The activity regularizer works as a function of the output of the net, and is mostly used to regularize hidden units, while weight_regularizer, as the name says, works on the weights (e.g. making them decay). Basically you can express the regularization loss as a function of the output (activity_regularizer
) or of the weights (weight_regularizer
).
The new kernel_regularizer
replaces weight_regularizer
- although it's not very clear from the documentation.
From the definition of kernel_regularizer
:
kernel_regularizer: Regularizer function applied to the
kernel
weights matrix (see regularizer).
And activity_regularizer
:
activity_regularizer: Regularizer function applied to the output of the layer (its "activation"). (see regularizer).
Important Edit: Note that there is a bug in the activity_regularizer that was only fixed in version 2.1.4 of Keras (at least with Tensorflow backend). Indeed, in the older versions, the activity regularizer function is applied to the input of the layer, instead of being applied to the output (the actual activations of the layer, as intended). So beware if you are using an older version of Keras (before 2.1.4), activity regularization may probably not work as intended.
You can see the commit on GitHub
Five months ago François Chollet provided a fix to the activity regularizer, that was then included in Keras 2.1.4
This answer is a bit late, but is useful for the future readers.
So, necessity is the mother of invention as they say. I only understood it when I needed it.
The above answer doesn't really state the difference cause both of them end up affecting the weights, so what's the difference between punishing for the weights themselves or the output of the layer?
Here is the answer: I encountered a case where the weights of the net are small and nice, ranging between [-0.3] to [+0.3].
So, I really can't punish them, there is nothing wrong with them. A kernel regularizer is useless. However, the output of the layer is HUGE, in 100's.

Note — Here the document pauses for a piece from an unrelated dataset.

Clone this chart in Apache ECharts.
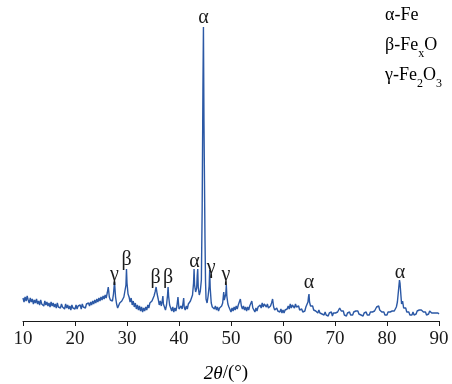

Keep in mind that the input to the layer is also small, always less than one. But those small values interact with the weights in such a way that produces those massive outputs. Here I realized that what I need is an activity regularizer, rather than kernel regularizer. With this, I'm punishing the layer for those large outputs, I don't care if the weights themselves are small, I just want to deter it from reaching such state cause this saturates my sigmoid activation and causes tons of other troubles like vanishing gradient and stagnation.